Overall loss before tax from continuing operations was £8.7 million, up £0.7 million on the previous year's £8 million, and costs in relation to closed operations and restructuring was £5.4 million (2009, £5.7 million) with a cash cost of £1.9 million (2009, £3.0 million).
David Norman (pictured), chief executive of 600 Group, said: "I am pleased to report that the turnaround of the Group is almost complete. The improvement in orders we experienced in the second half has been sustained post year end and we expect this to continue. With the proposed funding in place, the Group will develop its manufacturing footprint to increase capacity and, therefore, improve its ability to supply. This, combined with the predicted upturn in the machine tools market, leaves us well placed to deliver a significant improvement."

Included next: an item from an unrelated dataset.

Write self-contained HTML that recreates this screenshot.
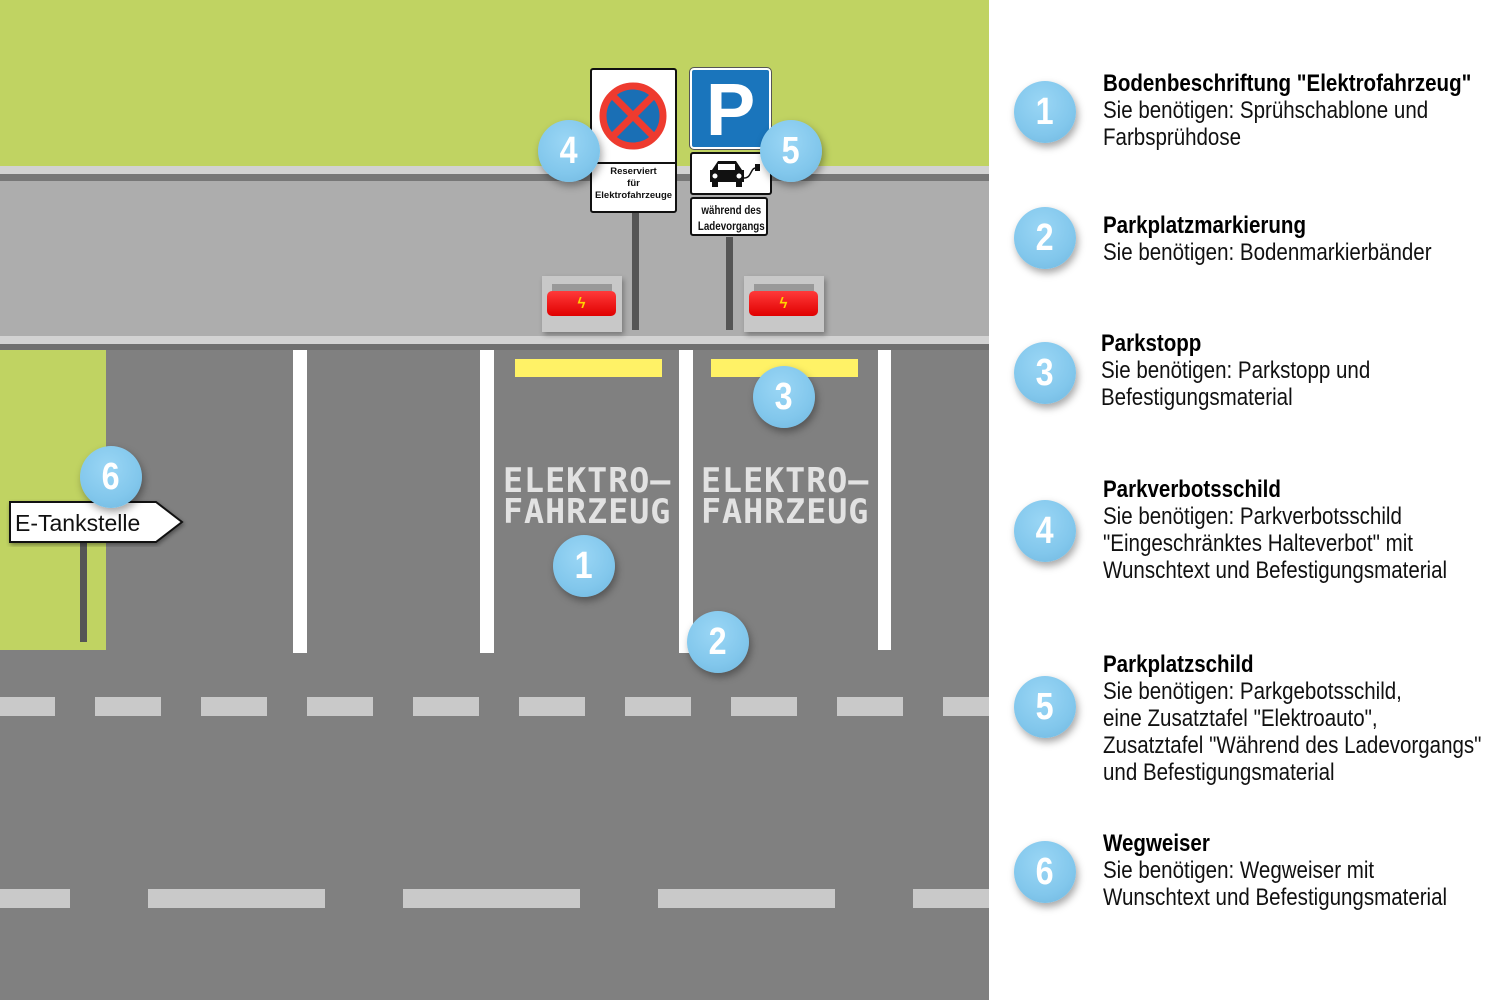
<!DOCTYPE html>
<html><head><meta charset="utf-8">
<style>
body{margin:0;width:1500px;height:1000px;position:relative;overflow:hidden;background:#fff;font-family:"Liberation Sans",sans-serif}
.a{position:absolute}
.b{position:absolute;width:62px;height:62px;border-radius:50%;background:radial-gradient(circle at 45% 35%,#9ad6f5,#82c7ec 60%,#6fb6de);box-shadow:2px 4px 8px rgba(0,0,0,.35);color:#fff;font-weight:bold;font-size:38px;line-height:62px;text-align:center;margin:-31px 0 0 -31px}
.b span{display:inline-block;transform:scaleX(.85)}
.t{position:absolute;left:1103px;font-size:24px;line-height:27px;color:#111;transform:scaleX(.855);transform-origin:left top;white-space:nowrap}
.t b{font-weight:bold;color:#000}
.w{position:absolute;background:#fff}
.d{position:absolute;background:#c9c9c9;height:19px}
.st{position:absolute;color:#e2e2e2;font-weight:bold;font-size:34px;line-height:31px;white-space:nowrap;transform:scaleX(.98);transform-origin:left top;letter-spacing:1px;font-family:"DejaVu Sans Mono","Liberation Mono",monospace}
</style></head><body>
<div class="a" style="left:0;top:0;width:989px;height:166px;background:#c0d362"></div>
<div class="a" style="left:0;top:166px;width:989px;height:8px;background:#d2d2d2"></div>
<div class="a" style="left:0;top:174px;width:989px;height:7px;background:#777"></div>
<div class="a" style="left:0;top:181px;width:989px;height:155px;background:#adadad"></div>
<div class="a" style="left:0;top:336px;width:989px;height:8px;background:#d2d2d2"></div>
<div class="a" style="left:0;top:344px;width:989px;height:6px;background:#6f6f6f"></div>
<div class="a" style="left:0;top:350px;width:989px;height:650px;background:#808080"></div>
<div class="a" style="left:0;top:350px;width:106px;height:300px;background:#c0d362"></div>

<div class="w" style="left:293px;top:350px;width:14px;height:303px"></div>
<div class="w" style="left:480px;top:350px;width:14px;height:303px"></div>
<div class="w" style="left:679px;top:350px;width:14px;height:303px"></div>
<div class="w" style="left:878px;top:350px;width:13px;height:300px"></div>
<div class="a" style="left:515px;top:359px;width:147px;height:18px;background:#fff266"></div>
<div class="a" style="left:711px;top:359px;width:147px;height:18px;background:#fff266"></div>

<div class="d" style="left:0;top:697px;width:55px"></div>
<div class="d" style="left:95px;top:697px;width:66px"></div>
<div class="d" style="left:201px;top:697px;width:66px"></div>
<div class="d" style="left:307px;top:697px;width:66px"></div>
<div class="d" style="left:413px;top:697px;width:66px"></div>
<div class="d" style="left:519px;top:697px;width:66px"></div>
<div class="d" style="left:625px;top:697px;width:66px"></div>
<div class="d" style="left:731px;top:697px;width:66px"></div>
<div class="d" style="left:837px;top:697px;width:66px"></div>
<div class="d" style="left:943px;top:697px;width:46px"></div>
<div class="d" style="left:0;top:889px;width:70px"></div>
<div class="d" style="left:148px;top:889px;width:177px"></div>
<div class="d" style="left:403px;top:889px;width:177px"></div>
<div class="d" style="left:658px;top:889px;width:177px"></div>
<div class="d" style="left:913px;top:889px;width:76px"></div>

<div class="st" style="left:503px;top:466px">ELEKTRO–<br>FAHRZEUG</div>
<div class="st" style="left:701px;top:466px">ELEKTRO–<br>FAHRZEUG</div>

<div class="a" style="left:632px;top:210px;width:7px;height:120px;background:#555"></div>
<div class="a" style="left:726px;top:237px;width:7px;height:93px;background:#555"></div>
<div class="a" style="left:80px;top:540px;width:7px;height:102px;background:#555"></div>

<div class="a" style="left:542px;top:276px;width:80px;height:56px;background:#c8c8c8;box-shadow:2px 3px 5px rgba(0,0,0,.3)"></div>
<div class="a" style="left:552px;top:284px;width:60px;height:7px;background:#999"></div>
<div class="a" style="left:547px;top:291px;width:69px;height:25px;background:linear-gradient(#ff3a3a,#e00000);border-radius:5px;color:#ffd400;font-size:15px;text-align:center;line-height:25px;font-weight:bold">ϟ</div>
<div class="a" style="left:744px;top:276px;width:80px;height:56px;background:#c8c8c8;box-shadow:2px 3px 5px rgba(0,0,0,.3)"></div>
<div class="a" style="left:754px;top:284px;width:60px;height:7px;background:#999"></div>
<div class="a" style="left:749px;top:291px;width:69px;height:25px;background:linear-gradient(#ff3a3a,#e00000);border-radius:5px;color:#ffd400;font-size:15px;text-align:center;line-height:25px;font-weight:bold">ϟ</div>

<div class="a" style="left:590px;top:68px;width:83px;height:141px;background:#fff;border:2px solid #111;border-radius:3px"></div>
<div class="a" style="left:591px;top:162px;width:85px;height:2px;background:#111"></div>
<svg class="a" style="left:598px;top:80px" width="70" height="72"><circle cx="35" cy="36" r="30" fill="#1a6fb5" stroke="#ee3b2f" stroke-width="7"/><line x1="14" y1="15" x2="56" y2="57" stroke="#ee3b2f" stroke-width="7"/><line x1="56" y1="15" x2="14" y2="57" stroke="#ee3b2f" stroke-width="7"/></svg>
<div class="a" style="left:591px;top:166px;width:85px;text-align:center;font-size:9.5px;line-height:12px;font-weight:bold;color:#111">Reserviert<br>für<br>Elektrofahrzeuge</div>

<div class="a" style="left:690px;top:68px;width:77px;height:77px;background:#1a75bc;border:2px solid #fff;outline:1px solid #555;border-radius:4px;color:#fff;font-weight:bold;font-size:74px;line-height:80px;text-align:center">P</div>
<div class="a" style="left:690px;top:152px;width:78px;height:39px;background:#fff;border:2px solid #111;border-radius:3px"></div>
<svg class="a" style="left:706px;top:156px" width="60" height="34"><path d="M6 14 L12 5 H30 L36 14 H38 V26 H4 V14Z" fill="#111"/><rect x="12" y="8" width="17" height="6" fill="#fff"/><circle cx="9" cy="20" r="2.5" fill="#fff"/><circle cx="33" cy="20" r="2.5" fill="#fff"/><rect x="6" y="26" width="6" height="5" fill="#111"/><rect x="30" y="26" width="6" height="5" fill="#111"/><path d="M38 22 C46 22 44 12 50 12" stroke="#111" stroke-width="1.5" fill="none"/><rect x="49" y="8" width="5" height="7" fill="#111"/></svg>
<div class="a" style="left:690px;top:197px;width:78px;height:39px;background:#fff;border:2px solid #111;border-radius:3px;text-align:center;font-size:11.5px;line-height:16px;font-weight:bold;color:#111;padding-top:4px;box-sizing:border-box"><span style="display:inline-block;transform:scaleX(.85)">während des<br>Ladevorgangs</span></div>

<svg class="a" style="left:6px;top:499px" width="182" height="48"><path d="M4 3 H150 L176 23 L150 43 H4 Z" fill="#fff" stroke="#111" stroke-width="2" style="filter:drop-shadow(1px 2px 2px rgba(0,0,0,.4))"/><text x="9" y="32" font-family="Liberation Sans" font-size="23" fill="#111">E-Tankstelle</text></svg>

<div class="b" style="left:584px;top:566px"><span>1</span></div>
<div class="b" style="left:718px;top:642px"><span>2</span></div>
<div class="b" style="left:784px;top:397px"><span>3</span></div>
<div class="b" style="left:569px;top:151px"><span>4</span></div>
<div class="b" style="left:791px;top:151px"><span>5</span></div>
<div class="b" style="left:111px;top:477px"><span>6</span></div>

<div class="b" style="left:1045px;top:112px"><span>1</span></div>
<div class="b" style="left:1045px;top:238px"><span>2</span></div>
<div class="b" style="left:1045px;top:373px"><span>3</span></div>
<div class="b" style="left:1045px;top:531px"><span>4</span></div>
<div class="b" style="left:1045px;top:707px"><span>5</span></div>
<div class="b" style="left:1045px;top:872px"><span>6</span></div>

<div class="t" style="top:70px"><b>Bodenbeschriftung "Elektrofahrzeug"</b><br>Sie benötigen: Sprühschablone und<br>Farbsprühdose</div>
<div class="t" style="top:212px"><b>Parkplatzmarkierung</b><br>Sie benötigen: Bodenmarkierbänder</div>
<div class="t" style="top:330px;left:1101px"><b>Parkstopp</b><br>Sie benötigen: Parkstopp und<br>Befestigungsmaterial</div>
<div class="t" style="top:476px"><b>Parkverbotsschild</b><br>Sie benötigen: Parkverbotsschild<br>"Eingeschränktes Halteverbot" mit<br>Wunschtext und Befestigungsmaterial</div>
<div class="t" style="top:651px"><b>Parkplatzschild</b><br>Sie benötigen: Parkgebotsschild,<br>eine Zusatztafel "Elektroauto",<br>Zusatztafel "Während des Ladevorgangs"<br>und Befestigungsmaterial</div>
<div class="t" style="top:830px"><b>Wegweiser</b><br>Sie benötigen: Wegweiser mit<br>Wunschtext und Befestigungsmaterial</div>
</body></html>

Martin Temple, the Group's chairman said in his statement: "The Group has now been positioned as a diversified engineering company with four principal areas of activity - Machine Tools, Precision Engineered Components, Laser Marking and Mechanical Handling and Waste Management - and a global distribution capability.
"The Board's strategy is to build the business around the Group's core strengths in its traditional markets, exploiting the streamlined business platform which has been developed through the turnaround programme. Our focus in the forthcoming year is to build on the strong brands which the Group has in these four key areas of operation. We shall increasingly source our manufacturing requirements in Europe retaining our Asian outsourcing partners in a supporting role, with the aim of improving lead times and reducing our supply chain costs and working capital requirements. We believe this strategy will allow us to respond to new business opportunities in a rapid and efficient manner whilst being closer to our traditional markets."
An extract from the fundraising notice, issued on the same day, says: "600 Group is seeking greater working capital headroom to focus on creating value through expanding its principal product areas and to invest further in the Group's manufacturing facilities. The Loan will enable the Group to fund the growth of the business as markets recover, complete the final stages of the turnaround and enable development of our manufacturing base in Europe."
Machine Tools make up 41 per cent of sales, with the Colchester-Harrison brand CNC machines, Tornado; combination manual/CNC machines, Alpha; and manual lathes included in this.
Precision Engineered Components make up 26 per cent of sales, taking in machine spares, workholding products (Pratt Burnerd, Crawford Collets) and roller taper bearings (Gamet).
Laser Marking accounts for 15 per cent of sales, through its Electrox brand.
Mechanical Handling and Waste Management accounts for 18 per vent of sales, with this focused on selling equipment into Sub Saharan African markets from its three locations in South Africa.
The Group has a presence in a number of locations around the world.